O artigo abaixo posiciona-se sobre, o que creio ser, uma discussão fantástica: se o direito de arrependimento (no Brasil previsto no artigo 49 do CDC) aplica-se à produtos puramente digitais (como músicas digitais, softwares, e-books, etc). A maior parte da doutrina brasileira posiciona-se pela possibilidade, entendendo ser irrelevante o tipo de bem adquirido e que a faculdade do arrependimento é aplicável em todas as situações. São poucos os que entendem o contrário, entre eles, Fábio Ulhoa Coelho.

Particularmente, acompanho o entendimento de Fábio Ulhoa Coelho por um motivo simples: o arrependimento não é aplicável em tais situações em função da natureza dos bens eletrônicos. Em algumas situações, inclusive, o consumidor pode até ler ou ouvir parte dos arquivos, o que afasta — em princípio — a possibilidade dele arrepender-se. Festejo a escolha do código argentino nesse ponto e acredito, inclusive, que tal escolha influenciará a doutrina brasileira.

Artículo 1.116.- Excepciones al derecho de revocar. Excepto pacto en contrario, el derecho de revocar no es aplicable a los siguientes contratos:

b) los de suministro de grabaciones sonoras o de video, de discos y de programas informáticos que han sido decodificados por el consumidor, así como de ficheros informáticos, suministrados por vía electrónica, susceptibles de ser descargados o reproducidos con carácter inmediato para su uso permanente.”

Há um avanço aqui, no que diz respeito à previsão de indenizações com o caráter dissuasivo. É a famosa situação da responsabilidade civil utilizada com o fim punitivo. Em tais situações, o fim da indenização não é apenas compor um estado anterior da vítima, mas também dissuadir o autor do dano a comportar-se novamente de forma a causar novos danos.

Essa disposição é importante pois, em muitos casos, as empresas optam por descumprir um eventual dever de cuidado, causando assim danos, pois as indenizações pelo descumprimento do dever são baixas em relação ao lucro obtido pela sua não observância. É uma questão simplesmente econômica! Isso é bastante comum em relações envolvendo serviços informáticos e de comunicação (como operadoras de telefonia, televisão à cabo, Internet, etc).

“Artículo 1.714— Sanción pecuniaria disuasiva. El juez tiene atribuciones para aplicar, a petición de parte, con fines disuasivos, una sanción pecuniaria a quien actúa con grave menosprecio hacia los derechos de incidencia colectiva. Pueden peticionarla los legitimados para defender dichos derechos. Su monto se fija prudencialmente, tomando en consideración las circunstancias del caso, en especial la gravedad de la conducta del sancionado, su repercusión social, los beneficios que obtuvo o pudo obtener, los efectos disuasivos de la medida, el patrimonio del dañador, y la posible existencia de otras sanciones penales o administrativas.
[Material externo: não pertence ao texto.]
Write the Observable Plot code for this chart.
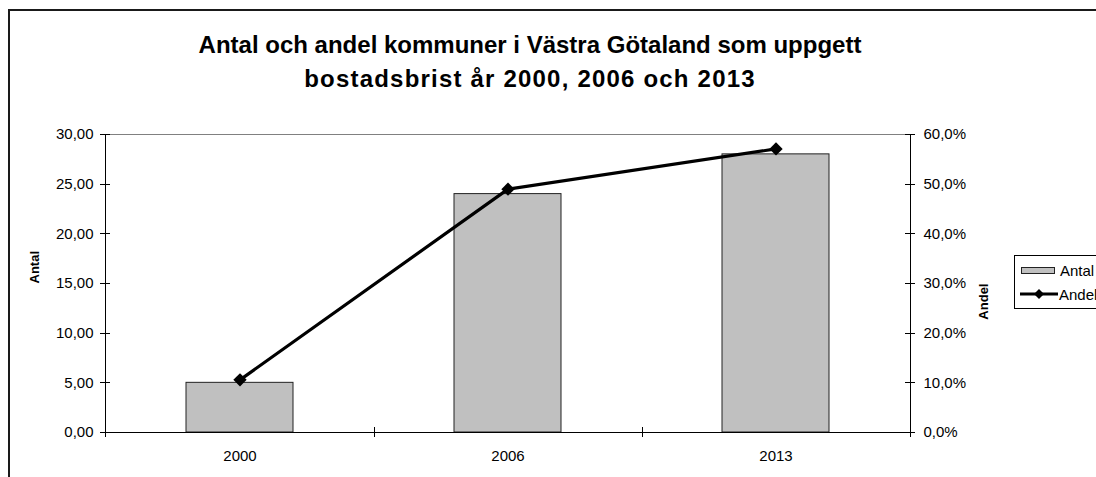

La sanción tiene el destino que le asigne el juez por resolución fundada.”

O artigo 1.719 aplicar-se-ia às situações envolvendo a informática em que a vítima de um dano tem culpa exclusiva na sua ocorrência [do dano].  A questão do lesado ter assumido o risco deve ser lida em consonância com o artigo 1.720, que prevê a possibilidade de um consentimento em tais situações. A doutrina já entende que nos casos de culpa exclusiva da vítima há o afastamento do nexo causal, mesmo assim é um avanço do código.
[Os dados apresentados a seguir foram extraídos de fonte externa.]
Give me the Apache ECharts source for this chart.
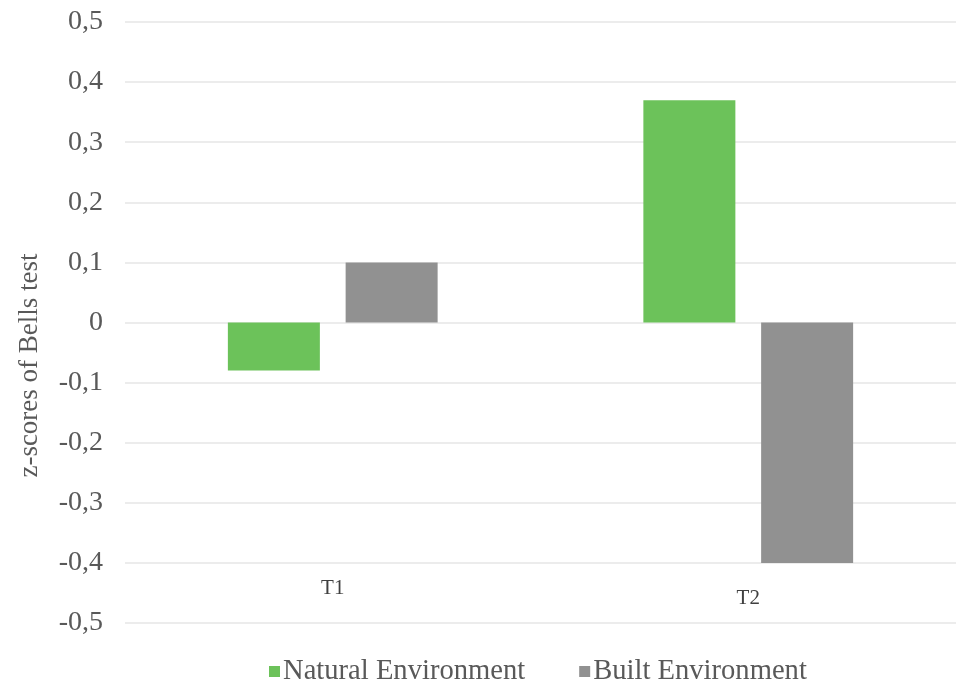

“Artículo 1.719 — Asunción de riesgos. La exposición voluntaria por parte de la víctima a una situación de peligro no justifica el hecho dañoso ni exime de responsabilidad a menos que, por las circunstancias del caso, ella pueda calificarse como un hecho del damnificado que interrumpe total o parcialmente el nexo causal.

[…]

 

Artículo 1.720.- Consentimiento del damnificado. Sin perjuicio de disposiciones especiales, el consentimiento libre e informado del damnificado, en la medida en que no constituya una cláusula abusiva, libera de la responsabilidad por los daños derivados de la lesión de bienes disponibles.”
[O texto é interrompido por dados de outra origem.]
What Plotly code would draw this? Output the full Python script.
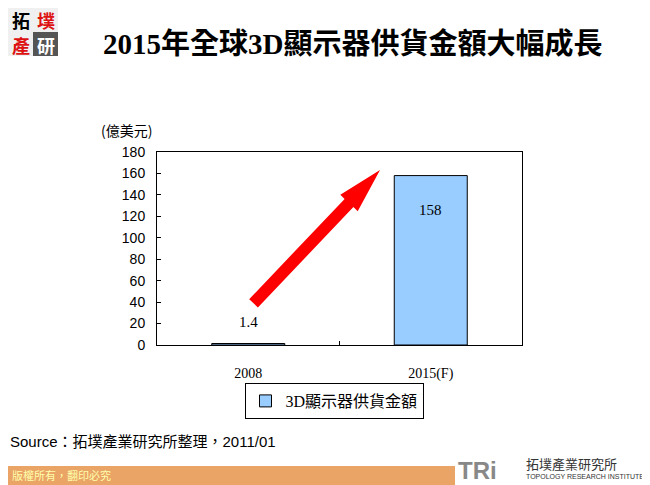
import plotly.graph_objects as go

categories = ["2008", "2015(F)"]
values = [1.4, 158]
value_labels = ["1.4", "158"]
label_shift = [22, -34]
series_name = "3D顯示器供貨金額"
y_ticks = [0, 20, 40, 60, 80, 100, 120, 140, 160, 180]

W, H = 650, 485
OFF = 8  # page body margin of the viewer
L, R, T, B = 157 - OFF, 522 - OFF, 152 - OFF, 345 - OFF


def px(x, y):
    x -= OFF
    y -= OFF
    return (x - L) / (R - L), (B - y) / (B - T)


fig = go.Figure()
fig.add_trace(go.Bar(
    x=categories, y=values, name=series_name, width=0.4,
    marker=dict(color="#99ccff", line=dict(color="black", width=1)),
    showlegend=True,
))

arrow_px = [(249.2, 299.2), (344.6, 198.9), (340.3, 194.7), (380, 170),
            (357.7, 211.3), (353.4, 207.1), (257.9, 307.4)]
pts = [px(a, b) for a, b in arrow_px]
path = "M " + " L ".join(f"{a:.4f},{b:.4f}" for a, b in pts) + " Z"

shapes = [
    dict(type="path", path=path, xref="paper", yref="paper",
         fillcolor="#ff0000", line=dict(width=0)),
    dict(type="rect", xref="paper", yref="paper",
         x0=px(0, 0)[0], x1=px(455, 0)[0], y0=px(0, 486)[1], y1=px(0, 466)[1],
         fillcolor="#e9a466", line=dict(width=0), layer="below"),
    dict(type="rect", xref="paper", yref="paper",
         x0=px(8, 0)[0], x1=px(58, 0)[0], y0=px(0, 56)[1], y1=px(0, 8)[1],
         fillcolor="#f0f0f0", line=dict(width=0), layer="below"),
    dict(type="rect", xref="paper", yref="paper",
         x0=px(33, 0)[0], x1=px(58, 0)[0], y0=px(0, 56)[1], y1=px(0, 32)[1],
         fillcolor="#555555", line=dict(width=0), layer="below"),
]

ann = []
for i, (v, s, sh) in enumerate(zip(values, value_labels, label_shift)):
    ann.append(dict(x=i, y=v, xref="x", yref="y", text=s, showarrow=False,
                    yshift=sh, yanchor="middle",
                    font=dict(family="Liberation Serif, Noto Sans CJK TC", size=15, color="black")))


def text(x, y, s, size, color="black", family="Liberation Sans, Noto Sans CJK TC",
         xanchor="left", yanchor="middle"):
    xp, yp = px(x, y)
    ann.append(dict(x=xp, y=yp, xref="paper", yref="paper", text=s, showarrow=False,
                    xanchor=xanchor, yanchor=yanchor,
                    font=dict(size=size, color=color, family=family)))


text(352, 44, "<b>2015年全球3D顯示器供貨金額大幅成長</b>", 29,
     family="Liberation Serif, Noto Sans CJK TC", xanchor="center")
text(99, 130, "(億美元)", 14, family="Noto Sans CJK TC, Liberation Sans")
text(8, 441, "Source：拓墣產業研究所整理，2011/01", 15)
text(10, 475, "版權所有，翻印必究", 11, color="#ffffaa", family="Noto Sans CJK TC")
text(21, 20, "<b>拓</b>", 18, color="black", family="Noto Sans CJK TC", xanchor="center")
text(46, 20, "<b>墣</b>", 18, color="#dd1111", family="Noto Sans CJK TC", xanchor="center")
text(21, 45, "<b>產</b>", 18, color="#dd1111", family="Noto Sans CJK TC", xanchor="center")
text(46, 45, "<b>研</b>", 18, color="white", family="Noto Sans CJK TC", xanchor="center")
text(456, 470, "<b>TRi</b>", 24, color="#888888", family="Liberation Sans")
text(524, 463, "拓墣產業研究所", 13, color="#333333", family="Noto Sans CJK TC")
text(524, 476, "TOPOLOGY RESEARCH INSTITUTE", 7, color="#333333")

fig.update_layout(
    width=W, height=H,
    margin=dict(l=L, r=W - R, t=T, b=H - B, pad=0),
    paper_bgcolor="white", plot_bgcolor="white",
    shapes=shapes, annotations=ann,
    legend=dict(orientation="h", x=px(334, 0)[0], y=px(0, 401)[1],
                xanchor="center", yanchor="middle",
                bordercolor="black", borderwidth=1, bgcolor="white",
                font=dict(family="Liberation Serif, Noto Sans CJK TC", size=16, color="black")),
    xaxis=dict(type="category", range=[-0.5, 1.5], showline=True, linecolor="black",
               linewidth=1, mirror=True,
               ticks="inside", tickson="boundaries", ticklen=4, tickcolor="black",
               ticklabelstandoff=15,
               tickfont=dict(family="Liberation Serif", size=14, color="black")),
    yaxis=dict(range=[0, 180], tickvals=y_ticks, showline=True, linecolor="black",
               linewidth=1, mirror=True, showgrid=False, zeroline=False,
               ticks="inside", ticklen=4, tickcolor="black",
               ticklabelstandoff=8,
               tickfont=dict(family="Liberation Sans", size=14, color="black")),
)

fig.write_html("out.html")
Sobre o fato de terceiro (que pode aplicar-se às situações de invasões de hackers, por exemplo) foi interessante a opção do código em compará-lo com o caso fortuito:

“Artículo 1.731— Hecho de un tercero. Para eximir de responsabilidad, total o parcialmente, el hecho de un tercero por quien no se debe responder debe reunir los caracteres del caso fortuito.”

Por fim, destaco ser esta uma análise inicial, sendo necessário um estudo mais aprofundado dos novos dispositivos até para uma compreensão geral do novo código.